* _AIM OF THE EXERCISE_: All lines featuring the string "chart" are to be listed.

___ COLLECTED DATA

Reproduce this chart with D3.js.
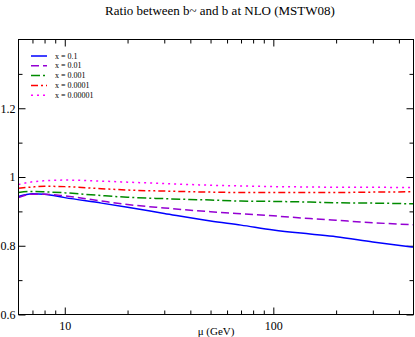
<!DOCTYPE html>
<html>
<head>
<meta charset="utf-8">
<script src="https://cdn.jsdelivr.net/npm/d3@7"></script>
<style>
  body { margin: 0; background: #fff; }
  svg { display: block; }
  text { font-family: "Liberation Serif", "DejaVu Serif", serif; }
</style>
</head>
<body>
<svg class="chart"></svg>
<script>
// scale mu (GeV) and the b~/b ratio for each x
var mu = [6, 7, 8, 10, 15, 20, 30, 50, 70, 100, 150, 200, 300, 470];
var r_x1 = [0.943, 0.951, 0.950, 0.940, 0.924, 0.912, 0.894, 0.872, 0.860, 0.846, 0.834, 0.826, 0.811, 0.796];
var r_x2 = [0.940, 0.950, 0.950, 0.945, 0.930, 0.920, 0.910, 0.899, 0.893, 0.887, 0.879, 0.874, 0.867, 0.861];
var r_x3 = [0.955, 0.958, 0.957, 0.954, 0.946, 0.941, 0.937, 0.933, 0.930, 0.929, 0.927, 0.925, 0.924, 0.922];
var r_x4 = [0.967, 0.971, 0.973, 0.972, 0.966, 0.962, 0.959, 0.956, 0.955, 0.955, 0.955, 0.955, 0.956, 0.957];
var r_x5 = [0.978, 0.986, 0.989, 0.991, 0.988, 0.985, 0.981, 0.976, 0.974, 0.972, 0.971, 0.970, 0.970, 0.969];
var labels = ["x = 0.1", "x = 0.01", "x = 0.001", "x = 0.0001", "x = 0.00001"];

var xMajor = [10, 100];
var xMinor = [7, 8, 9, 20, 30, 40, 50, 60, 70, 80, 90, 200, 300, 400];
var yMajor = [0.6, 0.8, 1, 1.2];
var yMinor = [0.7, 0.9, 1.1, 1.3];

let W = 415, H = 337;
let pL = 18.5, pT = 39.5, pR = 413.5, pB = 314.5;

var series = [
  {vals: r_x1, color: "#0000ff", dash: null},
  {vals: r_x2, color: "#9400d3", dash: "8,4"},
  {vals: r_x3, color: "#008b00", dash: "9,3,2,3"},
  {vals: r_x4, color: "#ff0000", dash: "7,3,2,3,2,3"},
  {vals: r_x5, color: "#ff00ff", dash: "2,4"}
];

var xS = d3.scaleLog().domain([6, 470]).range([pL, pR]);
var yS = d3.scaleLinear().domain([0.6, 1.4]).range([pB, pT]);

var svg = d3.select(".chart").attr("width", W).attr("height", H);

// title
svg.append("text")
   .attr("x", 220)
   .attr("y", 15)
   .attr("text-anchor", "middle")
   .attr("font-size", "13px")
   .text("Ratio between b~ and b at NLO (MSTW08)");

// axes (ticks point inward)
function axis(gen, tr, vals, size, fmt) {
  var g = svg.append("g")
     .attr("transform", tr)
     .call(gen.tickValues(vals).tickSize(size).tickPadding(fmt ? 4 : 0)
              .tickFormat(fmt || (() => "")));
  g.select(".domain").remove();
  g.selectAll("line").attr("stroke", "#000");
  g.selectAll("text").attr("font-size", "12px")
   .style("font-family", '"Liberation Serif", serif');
  return g;
}
var fx = d => d3.format("d")(d);
var fy = d => d3.format("")(d);

var gx = axis(d3.axisBottom(xS), "translate(0," + pB + ")", xMajor, -7, fx);
gx.selectAll("text").attr("y", 7);
axis(d3.axisBottom(xS), "translate(0," + pB + ")", xMinor, -4, null);
axis(d3.axisTop(xS), "translate(0," + pT + ")", xMajor, -7, null);
axis(d3.axisTop(xS), "translate(0," + pT + ")", xMinor, -4, null);

var gy = axis(d3.axisLeft(yS), "translate(" + pL + ",0)", yMajor, -7, fy);
gy.selectAll("text").attr("x", -3);
axis(d3.axisLeft(yS), "translate(" + pL + ",0)", yMinor, -4, null);
axis(d3.axisRight(yS), "translate(" + pR + ",0)", yMajor, -7, null);
axis(d3.axisRight(yS), "translate(" + pR + ",0)", yMinor, -4, null);

svg.append("text")
   .attr("x", 216)
   .attr("y", 335)
   .attr("text-anchor", "middle")
   .attr("font-size", "11px")
   .text("μ (GeV)");

// curves
var line = d3.line().x((d, i) => xS(mu[i])).y(d => yS(d)).curve(d3.curveMonotoneX);

svg.append("defs").append("clipPath").attr("id", "clip")
   .append("rect").attr("x", pL).attr("y", pT)
   .attr("width", pR - pL).attr("height", pB - pT);

svg.append("g").attr("clip-path", "url(#clip)")
   .selectAll("path")
   .data(series)
   .enter().append("path")
   .attr("d", d => line(d.vals))
   .attr("fill", "none")
   .attr("stroke", d => d.color)
   .attr("stroke-width", 1.5)
   .attr("stroke-dasharray", d => d.dash);

// frame
svg.append("rect")
   .attr("x", pL).attr("y", pT)
   .attr("width", pR - pL).attr("height", pB - pT)
   .attr("fill", "none").attr("stroke", "#000").attr("stroke-width", 1);

// legend
var leg = svg.append("g").selectAll("g")
   .data(series)
   .enter().append("g")
   .attr("transform", (d, i) => "translate(31," + (56 + i * 9.8) + ")");

leg.append("line")
   .attr("x1", 0).attr("x2", 16)
   .attr("stroke", d => d.color)
   .attr("stroke-width", 1.5)
   .attr("stroke-dasharray", d => d.dash);

leg.append("text")
   .attr("x", 24)
   .attr("dy", "0.32em")
   .attr("font-size", "8px")
   .text((d, i) => labels[i]);
</script>
</body>
</html>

______

* _WRITTEN ANSWER_:
Reproduce this chart with D3.js.
<svg class="chart"></svg>
var svg = d3.select(".chart").attr("width", W).attr("height", H);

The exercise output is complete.